Alas, I was disappointed (but not surprised). In particular, thirteen hypothesis tests (all using the same data) were reported in the article. Eight were declared significant — apparently at an individual .05 significance rate, since there was no mention of adjusted p-values or overall significance rate or anything else that would suggest that the authors took multiple testing into account in reporting “statistical significance.” So I did a quick Bonferroni calculation (i.e., using .05/13 as an individual significance level to ensure an overall significance rate of 0.05), and found that only three of these 8 tests were statistically significant at that conservative adjusted criterion. (I then tried the sometimes more liberal Holm’s procedure, but with the same result.) So, accounting for multiple testing, the only hypotheses that could be considered statistically significant at an overall .05 significance rate are those that were reported as significant at the 0.001 level, namely:
- “… spouses’ marital satisfaction declined significantly over the 4 years of the study”
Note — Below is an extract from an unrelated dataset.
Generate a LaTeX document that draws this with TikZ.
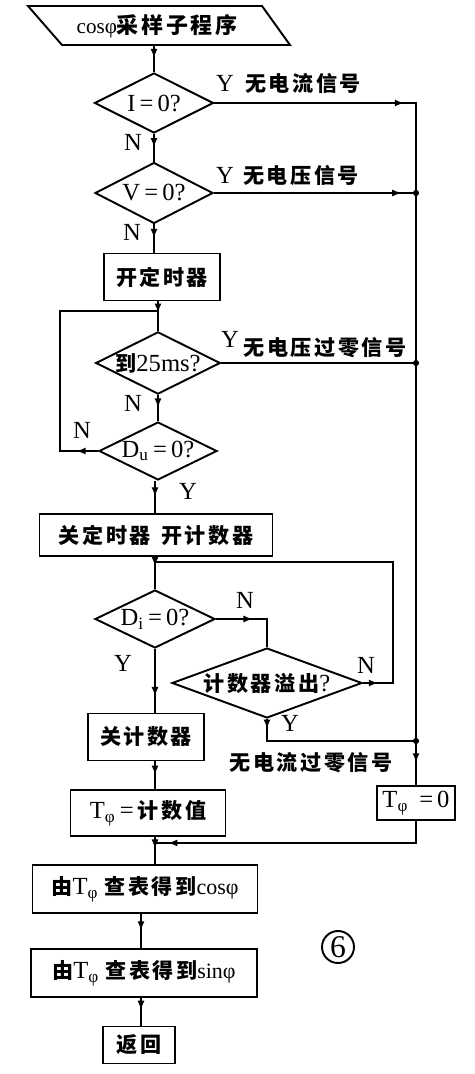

- “Spouses’ conscious attitudes … were positively associated with initial levels of marital satisfaction”
- “… spouses’ perceptions of their marital problems at each assessment significantly negatively predicted changes in their satisfaction from that assessment to the next”
Among the tests that are not supported as being statistically significant at an overall .05 level are the ones crucial to the authors’ assertions that automatic attitudes predicted changes in their marital satisfaction. (Actually, I’m being rather generous: The Supplemental Material contains many more significance tests.)
There are other questionable aspects to the paper, in addition to the one pointed out above; some are mentioned in Andrew Gelman’s January 1 blog.